The air got all crispified this week, finally allowing me to do some work in my airless office, which had been page-curlingly humid and 85 degrees. In October. End of the world and all. But now it's definitely autumn, and the Nowhere, WI Main Street Association has wrapped dried corn stalks around the streetlights. Starting next week the ground will be crunchy and brown underfoot as I trudge to campus, and everyone will have drippy noses and rosy cheeks. Fall is good stuff.

A couple friends that I haven't seen in years are rolling through Wisconsin this month. I'm getting really bad at keeping up with my friends, and if they don't call me back, I'm inclined to ring and e-mail them less frequently. I think the internet has the opposite effect on correspondence that we would've hoped. Knowing we can be instantly in touch with anyone we want has had the same democratizing effect on friendships that Google searches have had on information. I can just pull up Melanie or Ian or Jeff in a couple clicks, so why should I worry that they might be drifting into indifference. The machines make no distinction between nytimes.com and theonion.com and objectiveministries.com, so why should they make a distinction between my high school best friend and that interesting guy I met on a plane last year? We're codable, so we're discardable. Not to mention that keeping a blog (however sporadically) gives one's distant friends the illusion of being in touch without requiring them actually to be in touch.

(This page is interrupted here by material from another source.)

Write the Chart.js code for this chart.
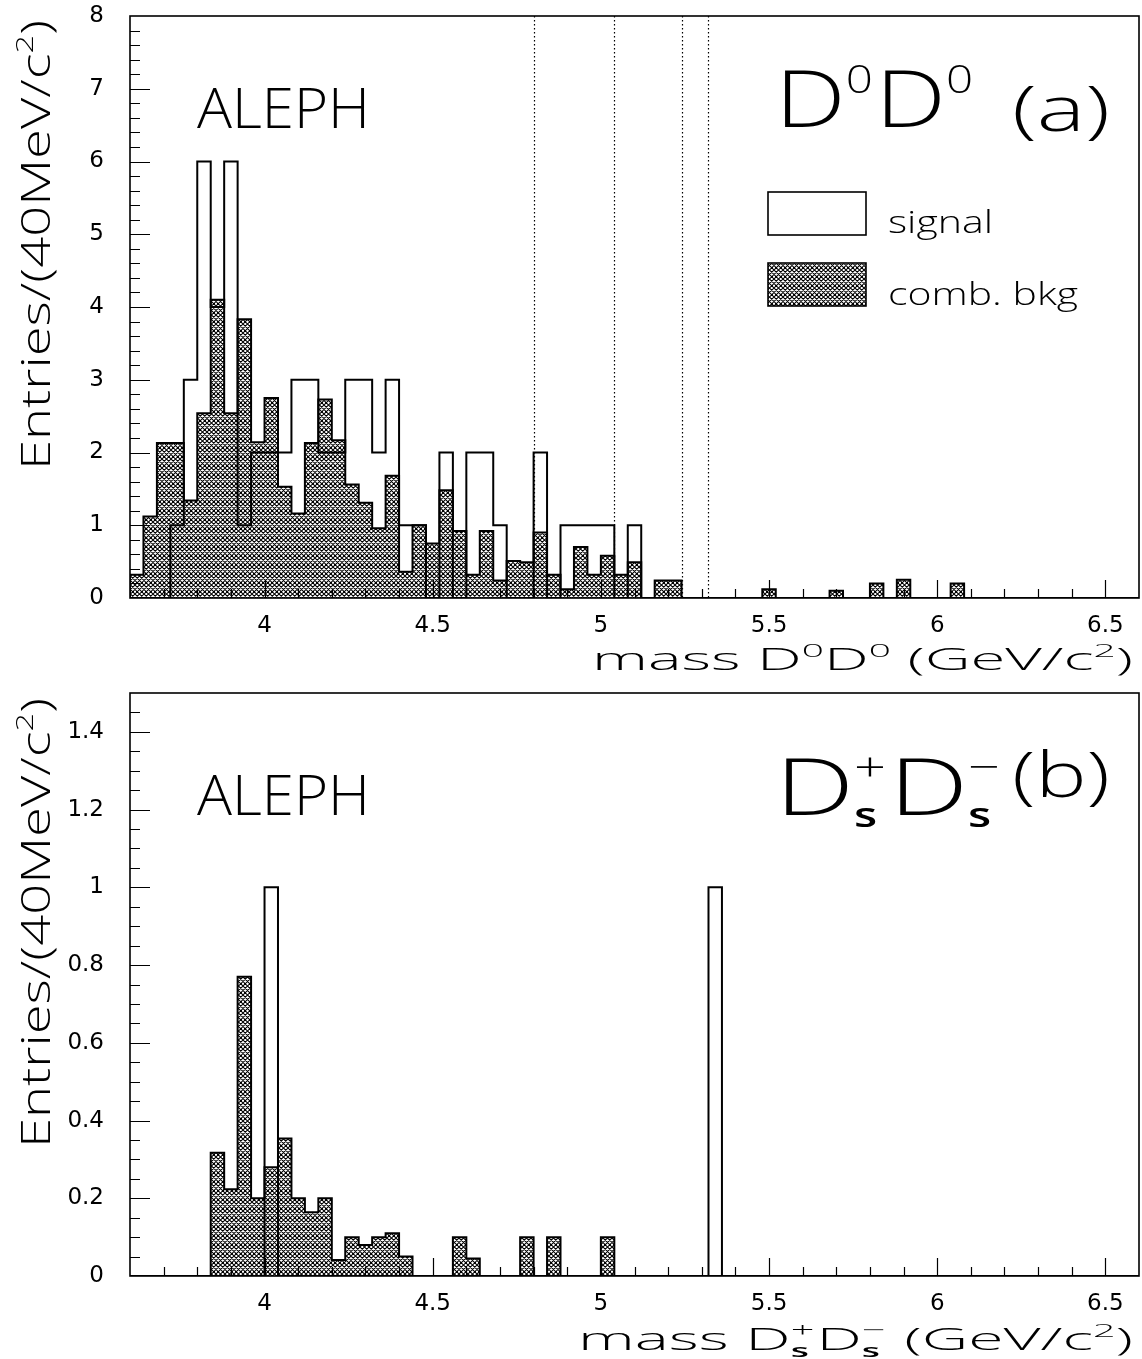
<!DOCTYPE html>
<html><head><meta charset="utf-8">
<script src="https://cdn.jsdelivr.net/npm/chart.js@4.4.0/dist/chart.umd.min.js"></script>
<style>
html,body{margin:0;padding:0;background:#fff;}
#wrap{position:relative;width:1142px;height:1359px;background:#fff;}
canvas{position:absolute;left:0;}
</style></head><body>
<div id="wrap">
<canvas id="c1" width="1142" height="680" style="top:0;width:1142px;height:680px"></canvas>
<canvas id="c2" width="1142" height="679" style="top:680px;width:1142px;height:679px"></canvas>
</div>
<script>
// ---------------- data ----------------
const EDGE_LO = 3.6;      // first bin low edge (GeV/c^2)
const BIN_W = 0.04;       // 40 MeV bins
// (a) D0 D0 : 75 bins from 3.60 to 6.60
const d0Signal = [
  0,0,0,1,3,6,4,6,1,2,
  2,2,3,3,2,2,3,3,2,3,
  1,1,0,2,0,2,2,1,0,0,
  2,0,1,1,1,1,0,1,0,0,
  0,0,0,0,0,0,0,0,0,0,
  0,0,0,0,0,0,0,0,0,0,
  0,0,0,0,0,0,0,0,0,0,
  0,0,0,0,0];
const d0Bkg = [
  0.32,1.12,2.13,2.13,1.34,2.54,4.10,2.54,3.83,2.14,
  2.75,1.53,1.16,2.13,2.73,2.17,1.56,1.31,0.96,1.68,
  0.36,1.00,0.75,1.48,0.92,0.32,0.92,0.24,0.51,0.49,
  0.90,0.32,0.12,0.70,0.32,0.58,0.32,0.49,0,0.24,
  0.24,0,0,0,0,0,0,0.12,0,0,
  0,0,0.10,0,0,0.20,0,0.25,0,0,
  0,0.20,0,0,0,0,0,0,0,0,
  0,0,0,0,0];
// (b) Ds+ Ds-
const dsSignal = [
  0,0,0,0,0,0,0,0,0,0,
  1,0,0,0,0,0,0,0,0,0,
  0,0,0,0,0,0,0,0,0,0,
  0,0,0,0,0,0,0,0,0,0,
  0,0,0,1,0,0,0,0,0,0,
  0,0,0,0,0,0,0,0,0,0,
  0,0,0,0,0,0,0,0,0,0,
  0,0,0,0,0];
const dsBkg = [
  0,0,0,0,0,0,0.317,0.223,0.77,0.20,
  0.28,0.354,0.20,0.164,0.20,0.041,0.10,0.08,0.10,0.11,
  0.05,0,0,0,0.10,0.045,0,0,0,0.10,
  0,0.10,0,0,0,0.10,0,0,0,0,
  0,0,0,0,0,0,0,0,0,0,
  0,0,0,0,0,0,0,0,0,0,
  0,0,0,0,0,0,0,0,0,0,
  0,0,0,0,0];
const d0CutLines = [4.80, 5.04, 5.24, 5.32];
const xRange = [3.6, 6.6];
const xTickValues = [4, 4.5, 5, 5.5, 6, 6.5];
const xTickLabels = ['4', '4.5', '5', '5.5', '6', '6.5'];
const yTopRange = [0, 8];
const yTopTickValues = [0, 1, 2, 3, 4, 5, 6, 7, 8];
const yTopTickLabels = ['0', '1', '2', '3', '4', '5', '6', '7', '8'];
const yBotRange = [0, 1.5];
const yBotTickValues = [0, 0.2, 0.4, 0.6, 0.8, 1, 1.2, 1.4];
const yBotTickLabels = ['0', '0.2', '0.4', '0.6', '0.8', '1', '1.2', '1.4'];
const legendLabels = ['signal', 'comb. bkg'];

// ---------------- helpers ----------------
const FAM = '"DejaVu Sans", "Liberation Sans", sans-serif';
const FAM_T = '"Open Sans", "DejaVu Sans", sans-serif';

function makeHatch() {
  const p = 4.5, T = 9;
  const c = document.createElement('canvas');
  c.width = T; c.height = T;
  const g = c.getContext('2d');
  g.strokeStyle = '#000';
  g.lineWidth = 1.05;
  g.beginPath();
  for (let k = -T; k <= 2 * T; k += p) {
    g.moveTo(k - T, -T); g.lineTo(k + T, T);
    g.moveTo(k + T, -T); g.lineTo(k - T, T);
  }
  g.stroke();
  return g.createPattern(c, 'repeat');
}
const HATCH = makeHatch();

function histPoints(vals) {
  const pts = [{x: EDGE_LO, y: 0}];
  vals.forEach((v, i) => pts.push({x: EDGE_LO + i * BIN_W, y: v}));
  pts.push({x: EDGE_LO + vals.length * BIN_W, y: 0});
  return pts;
}

function richText(ctx, parts, o) {
  ctx.save();
  const fontOf = p => `${p.b ? '600 ' : '300 '}${p.s}px ${FAM_T}`;
  const ws = parts.map(p => { ctx.font = fontOf(p); return ctx.measureText(p.t).width; });
  let total = 0;
  parts.forEach((p, i) => { total += (p.na ? 0 : ws[i]) + (p.dx || 0); });
  const sx = o.w ? o.w / total : 1;
  ctx.translate(o.x, o.y);
  if (o.rot) ctx.rotate(o.rot);
  ctx.scale(sx, 1);
  let x = o.align === 'right' ? -total : (o.align === 'center' ? -total / 2 : 0);
  ctx.fillStyle = '#000'; ctx.textBaseline = 'alphabetic'; ctx.textAlign = 'left';
  parts.forEach((p, i) => {
    ctx.font = fontOf(p);
    ctx.fillText(p.t, x, p.dy || 0);
    x += (p.na ? 0 : ws[i]) + (p.dx || 0);
  });
  ctx.restore();
}

function frameAndTicks(yMinorStep, yMajorStep, yRange) {
  return {
    id: 'frameTicks',
    beforeDatasetsDraw(chart) {
      const {ctx, chartArea: a, scales: {x, y}} = chart;
      ctx.save();
      ctx.strokeStyle = '#000'; ctx.lineWidth = 1.2;
      ctx.beginPath();
      const nx = Math.round((xRange[1] - xRange[0]) / 0.1);
      for (let i = 1; i < nx; i++) {
        const v = xRange[0] + i * 0.1;
        const major = Math.abs(v * 2 - Math.round(v * 2)) < 1e-6;
        const px = Math.round(x.getPixelForValue(v)) + 0.5;
        ctx.moveTo(px, a.bottom); ctx.lineTo(px, a.bottom - (major ? 18 : 9));
      }
      const ny = Math.round((yRange[1] - yRange[0]) / yMinorStep);
      for (let i = 1; i < ny; i++) {
        const v = yRange[0] + i * yMinorStep;
        const r = v / yMajorStep;
        const major = Math.abs(r - Math.round(r)) < 1e-6;
        const py = Math.round(y.getPixelForValue(v)) + 0.5;
        ctx.moveTo(a.left, py); ctx.lineTo(a.left + (major ? 20 : 10), py);
      }
      ctx.stroke();
      ctx.restore();
    },
    afterDatasetsDraw(chart) {
      const {ctx, chartArea: a} = chart;
      ctx.save();
      ctx.strokeStyle = '#000'; ctx.lineWidth = 1.6;
      ctx.strokeRect(a.left, a.top, a.right - a.left, a.bottom - a.top);
      ctx.restore();
    }
  };
}

function scalesFor(yRangeArr, yVals, yLabels, xHeight) {
  return {
    x: {
      type: 'linear', min: xRange[0], max: xRange[1],
      grid: {display: false, drawTicks: false, tickLength: 0},
      border: {display: false},
      ticks: {font: {family: FAM, size: 23}, color: '#000', padding: 14, maxRotation: 0,
              autoSkip: false, callback: (v, i) => xTickLabels[i]},
      afterBuildTicks: s => { s.ticks = xTickValues.map(v => ({value: v})); },
      afterFit: s => { s.height = xHeight; s.paddingLeft = 0; s.paddingRight = 0; }
    },
    y: {
      type: 'linear', min: yRangeArr[0], max: yRangeArr[1],
      grid: {display: false, drawTicks: false, tickLength: 0},
      border: {display: false},
      ticks: {font: {family: FAM, size: 23}, color: '#000', padding: 26,
              autoSkip: false, callback: (v, i) => yLabels[i]},
      afterBuildTicks: s => { s.ticks = yVals.map(v => ({value: v})); },
      afterFit: s => { s.width = 130; s.paddingTop = 0; s.paddingBottom = 0; }
    }
  };
}

function histDatasets(sig, bkg) {
  return [
    {label: 'comb. bkg', data: histPoints(bkg), stepped: 'before', fill: 'origin',
     backgroundColor: HATCH, borderColor: '#000', borderWidth: 2, pointRadius: 0,
     tension: 0, order: 2, borderJoinStyle: 'miter'},
    {label: 'signal', data: histPoints(sig), stepped: 'before', fill: false,
     borderColor: '#000', borderWidth: 2, pointRadius: 0, tension: 0, order: 1,
     borderJoinStyle: 'miter'}
  ];
}

const baseOpts = {
  responsive: false, animation: false, devicePixelRatio: 1,
  plugins: {legend: {display: false}, tooltip: {enabled: false}, title: {display: false}},
  events: []
};

// ---------------- panel (a) ----------------
const decoTop = {
  id: 'decoTop',
  afterDatasetsDraw(chart) {
    const {ctx, chartArea: a, scales: {x}} = chart;
    ctx.save();
    ctx.strokeStyle = '#000'; ctx.lineWidth = 1.2; ctx.setLineDash([1.5, 2.5]);
    ctx.beginPath();
    d0CutLines.forEach(v => {
      const px = Math.round(x.getPixelForValue(v)) + 0.5;
      ctx.moveTo(px, a.top); ctx.lineTo(px, a.bottom);
    });
    ctx.stroke();
    ctx.restore();
  },
  afterDraw(chart) {
    const ctx = chart.ctx;
    richText(ctx, [{t: 'ALEPH', s: 55}], {x: 197, y: 128, w: 173});
    richText(ctx, [{t: 'D', s: 80}, {t: '0', s: 38, dy: -34, dx: 2}, {t: 'D', s: 80}, {t: '0', s: 38, dy: -34}],
             {x: 775, y: 127, w: 198});
    richText(ctx, [{t: '(a)', s: 62}], {x: 1012, y: 131, w: 98});
    ctx.save();
    ctx.lineWidth = 1.6; ctx.strokeStyle = '#000';
    ctx.strokeRect(768, 192, 98, 43);
    ctx.fillStyle = HATCH; ctx.fillRect(768, 263, 98, 43);
    ctx.strokeRect(768, 263, 98, 43);
    ctx.restore();
    richText(ctx, [{t: legendLabels[0], s: 32}], {x: 888, y: 233, w: 105});
    richText(ctx, [{t: legendLabels[1], s: 32}], {x: 888, y: 305, w: 190});
    richText(ctx, [{t: 'mass D', s: 31}, {t: '0', s: 19, dy: -13}, {t: 'D', s: 31}, {t: '0', s: 19, dy: -13},
                   {t: ' (GeV/c', s: 31}, {t: '2', s: 19, dy: -13}, {t: ')', s: 31}],
             {x: 1133, y: 670, w: 541, align: 'right'});
    richText(ctx, [{t: 'Entries/(40MeV/c', s: 40}, {t: '2', s: 24, dy: -17}, {t: ')', s: 40}],
             {x: 50, y: 470, w: 450, rot: -Math.PI / 2});
  }
};

new Chart(document.getElementById('c1'), {
  type: 'line',
  data: {datasets: histDatasets(d0Signal, d0Bkg)},
  options: Object.assign({}, baseOpts, {
    layout: {padding: {left: 0, right: 3, top: 16, bottom: 0}},
    scales: scalesFor(yTopRange, yTopTickValues, yTopTickLabels, 82)
  }),
  plugins: [frameAndTicks(0.2, 1, yTopRange), decoTop]
});

// ---------------- panel (b) ----------------
const OFF = 680;
const decoBot = {
  id: 'decoBot',
  afterDraw(chart) {
    const ctx = chart.ctx;
    richText(ctx, [{t: 'ALEPH', s: 55}], {x: 197, y: 815 - OFF, w: 173});
    richText(ctx, [{t: 'D', s: 80}, {t: 's', s: 34, b: true, dy: 12, na: true}, {t: '+', s: 40, dy: -34, dx: 2},
                   {t: 'D', s: 80}, {t: 's', s: 34, b: true, dy: 12, na: true}, {t: '\u2212', s: 40, dy: -34}],
             {x: 775, y: 815 - OFF, w: 225});
    richText(ctx, [{t: '(b)', s: 62}], {x: 1012, y: 797 - OFF, w: 98});
    richText(ctx, [{t: 'mass D', s: 31}, {t: 's', s: 18, b: true, dy: 7, na: true}, {t: '+', s: 20, dy: -13, dx: 1},
                   {t: 'D', s: 31}, {t: 's', s: 18, b: true, dy: 7, na: true}, {t: '\u2212', s: 20, dy: -13, dx: 1},
                   {t: ' (GeV/c', s: 31}, {t: '2', s: 19, dy: -13}, {t: ')', s: 31}],
             {x: 1133, y: 1350 - OFF, w: 555, align: 'right'});
    richText(ctx, [{t: 'Entries/(40MeV/c', s: 40}, {t: '2', s: 24, dy: -17}, {t: ')', s: 40}],
             {x: 50, y: 1148 - OFF, w: 450, rot: -Math.PI / 2});
  }
};

new Chart(document.getElementById('c2'), {
  type: 'line',
  data: {datasets: histDatasets(dsSignal, dsBkg)},
  options: Object.assign({}, baseOpts, {
    layout: {padding: {left: 0, right: 3, top: 13, bottom: 0}},
    scales: scalesFor(yBotRange, yBotTickValues, yBotTickLabels, 83)
  }),
  plugins: [frameAndTicks(0.05, 0.2, yBotRange), decoBot]
});
</script>
</body></html>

Quality of life on the $8.15/hr Assistant Professorship varies from day to day, with a direct correspondence between my state of mind and the amount of grading I have in front of me. And it can truly be atrocious. One of my students wrote a paper the last word of which was "and." Another titled her essay "Gender as According Hemingway's." English is not these people's second language, they're just barely monolingual. And this is supposedly a selective Liberal Arts College. Oh, well. I will make them slightly better, and that'll be an accomplishment. In the meantime, I have this crap taking up my brainspace while trying also to revise and resubmit an article on Dickens, write a chapter of my book, and find a job at a somewhat better institution.

I'm finding it an interesting contrast, being on the job market again at this stage. For one thing, having any job at all is a huge bonus. The air is clearer and I'm less desperate. I don't have to apply to the U. of Mississippi at Plumpot, for example. Also, I seem to know someone at every school I'm applying to. One of my friends is on the search committee, in fact, at one of the big, well-libraried, well-endowed universities, and another friend is the dreaded internal candidate with whom I'll have to compete for that cushy Seven-Sisters job out east. Some of these departments have interviewed me before, and although now I can talk about a couple more years of teaching and a book contract, I don't quite know what I'll say differently.